Tuesday, August 02, 2022

It's done

 Soto Traded. 

Initial thoughts is it's an iffy trade... without Bell.  With Bell it's a joke BUT I try to be fair and the Nats landed two former Top 10 prospects in Gore (2020) and Abrams (2021) and a current Top 20ish guy in Hassell. The other guys are an intriguing Top 100 bat in Wood (huge guy, huge pop - very young), and the top ranked International pitcher of last year's signing class in Susana (though a weak pitching class to be honest).  It's a lot of high upside talent but little high performance in high leagues outside of Abrams. For me it's lacking both the "oooh this guy feels like a lock to be a very good player", which I thought of Walker and the "these two guys will be major league pitchers" which I thought of Miller and Pepiot, that I wanted in a deal.
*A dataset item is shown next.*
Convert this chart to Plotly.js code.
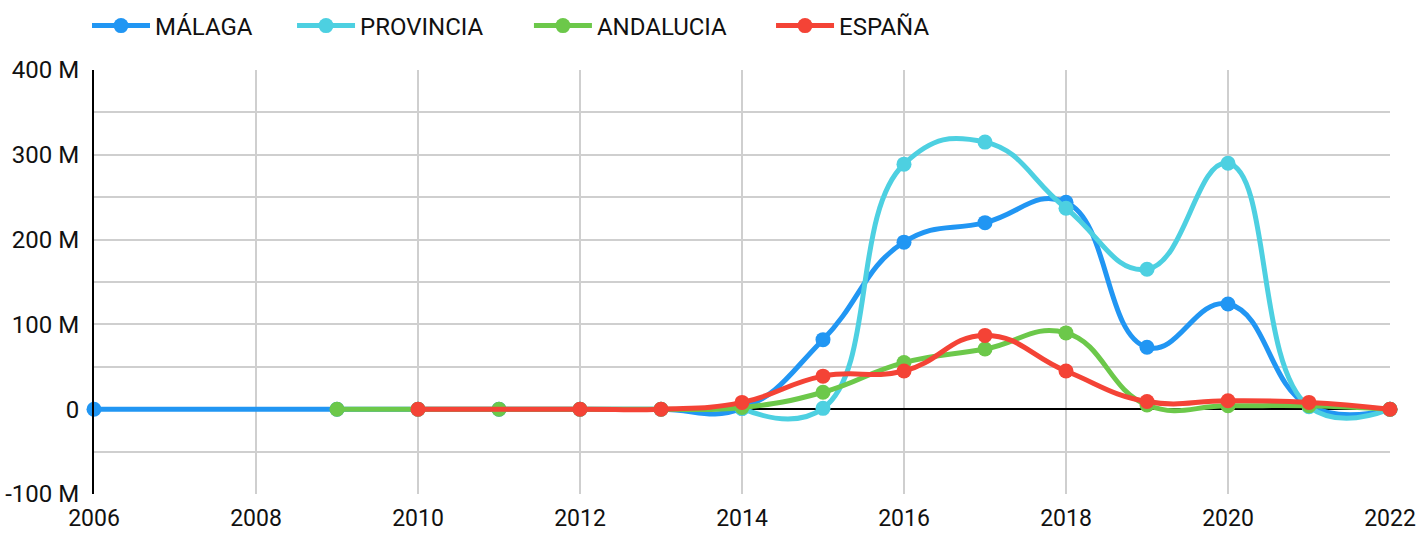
<!DOCTYPE html>
<html>
<head>
<meta charset="utf-8">
<script src="https://cdn.plot.ly/plotly-3.0.1.min.js"></script>
<style>html,body{margin:0;padding:0;background:#fff;}#chart{width:1421px;height:533px;}</style>
</head>
<body>
<div id="chart"></div>
<script>
const malagaYears = [2006, 2009, 2010, 2011, 2012, 2013, 2014, 2015, 2016, 2017, 2018, 2019, 2020, 2021, 2022];
const malagaValues = [0, 0, 0, 0, 0, 0, 1e6, 82e6, 197e6, 220e6, 244e6, 73e6, 124e6, 4e6, 0];

const provinciaYears = [2014, 2015, 2016, 2017, 2018, 2019, 2020, 2021, 2022];
const provinciaValues = [1e6, 1e6, 289e6, 315e6, 237e6, 165e6, 290e6, 3e6, 0];

const andaluciaYears = [2009, 2010, 2011, 2012, 2013, 2014, 2015, 2016, 2017, 2018, 2019, 2020, 2021, 2022];
const andaluciaValues = [0, 0, 0, 0, 0, 2e6, 20e6, 55e6, 71e6, 90e6, 5e6, 4e6, 4e6, 0];

const espanaYears = [2010, 2012, 2013, 2014, 2015, 2016, 2017, 2018, 2019, 2020, 2021, 2022];
const espanaValues = [0, 0, 0, 8e6, 39e6, 45e6, 87e6, 45e6, 9e6, 10e6, 8e6, 0];

const seriesNames = ['MÁLAGA', 'PROVINCIA', 'ANDALUCIA', 'ESPAÑA'];
const seriesColors = ['#2196f3', '#4dd0e1', '#6cc84a', '#f44336'];

const yTickVals = [-100e6, 0, 100e6, 200e6, 300e6, 400e6];
const yTickText = ['-100 M', '0', '100 M', '200 M', '300 M', '400 M'];

const xs = [malagaYears, provinciaYears, andaluciaYears, espanaYears];
const ys = [malagaValues, provinciaValues, andaluciaValues, espanaValues];
const legendIds = ['legend', 'legend2', 'legend3', 'legend4'];
const legendX = [-0.0054, 0.1528, 0.3356, 0.5224];

const traces = seriesNames.map((name, i) => ({
  type: 'scatter',
  mode: 'lines+markers',
  name: name,
  legend: legendIds[i],
  x: xs[i],
  y: ys[i],
  line: {color: seriesColors[i], width: 5, shape: 'spline', smoothing: 1.3},
  marker: {color: seriesColors[i], size: 15},
  cliponaxis: false
}));

const tickFont = {family: 'Roboto, sans-serif', size: 24, color: '#111'};

const layout = {
  width: 1421,
  height: 533,
  margin: {l: 94, r: 31, t: 70, b: 39, autoexpand: false},
  paper_bgcolor: '#fff',
  plot_bgcolor: '#fff',
  font: {family: 'Roboto, sans-serif', size: 24, color: '#111'},
  showlegend: true,
  xaxis: {
    range: [2006, 2022],
    tickmode: 'linear',
    tick0: 2006,
    dtick: 2,
    showgrid: true,
    gridcolor: '#cfcfcf',
    gridwidth: 2,
    zeroline: false,
    showline: false,
    ticks: '',
    ticklabelstandoff: 8,
    tickfont: {family: 'Roboto, sans-serif', size: 23, color: '#111'}
  },
  yaxis: {
    range: [-100e6, 400e6],
    tickmode: 'array',
    tickvals: yTickVals,
    ticktext: yTickText,
    showgrid: true,
    gridcolor: '#cfcfcf',
    gridwidth: 2,
    minor: {dtick: 50e6, tick0: 0, showgrid: true, gridcolor: '#cfcfcf', gridwidth: 2},
    zeroline: true,
    zerolinecolor: '#000',
    zerolinewidth: 2.5,
    showline: true,
    linecolor: '#000',
    linewidth: 2,
    ticks: '',
    ticklabelstandoff: 8,
    tickfont: tickFont
  }
};

legendIds.forEach((id, i) => {
  layout[id] = {
    orientation: 'h',
    x: legendX[i], xanchor: 'left',
    y: 1 + 44 / 424, yanchor: 'middle',
    font: {family: 'Roboto, sans-serif', size: 24, color: '#111'},
    itemwidth: 58,
    bgcolor: 'rgba(0,0,0,0)',
    borderwidth: 0
  };
});

Plotly.newPlot('chart', traces, layout, {displayModeBar: false, staticPlot: true});
</script>
</body>
</html>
There may be more but this feels like a trade made because they needed to make a trade. It feels more evident that the Nats wanted to put the team in best position to deal and that meant an undervalued (if however slightly) deal for Soto or to send him away. It did not mean paying him market value. 

I'd expect a sale announcement rather soon. 

It's the end of an era in many ways but try to remember - flags do fly forever.

Who is the best player ever traded? This young?

 A question was raised.  Is this unprecedented?  Has a player this good and/or this young ever been traded? 

Well, no, not THIS young, but yes in a sense. It's not typical but great players do get traded.  Usually it's at an older age - Eddie Murray after his age 32 season, Frank Robinson was after his 29 season. Same with Griffey Jr.  Orlando Cepeda during age 28. 

The ages though make those hardly comparable.  The Nats are giving up 4+ seasons of play compared to these guys. 

There's Babe Ruth - sold at age 24 - but the Red Sox had no limit on how long they could keep him which made things worse.  Also he was a great player but mainly as a pitcher. He wouldn't become BABE RUTH until the year after he was traded. 

But I did find three guys

Honus Wagner - originally a Louisville Colonel (it was different times) he was technically traded at age 25 but only technically.  The Colonels were folded and the trade was part of a deal to move players to other teams, in this case the Pirates.  Doesn't really count but I do love a technically right factoid.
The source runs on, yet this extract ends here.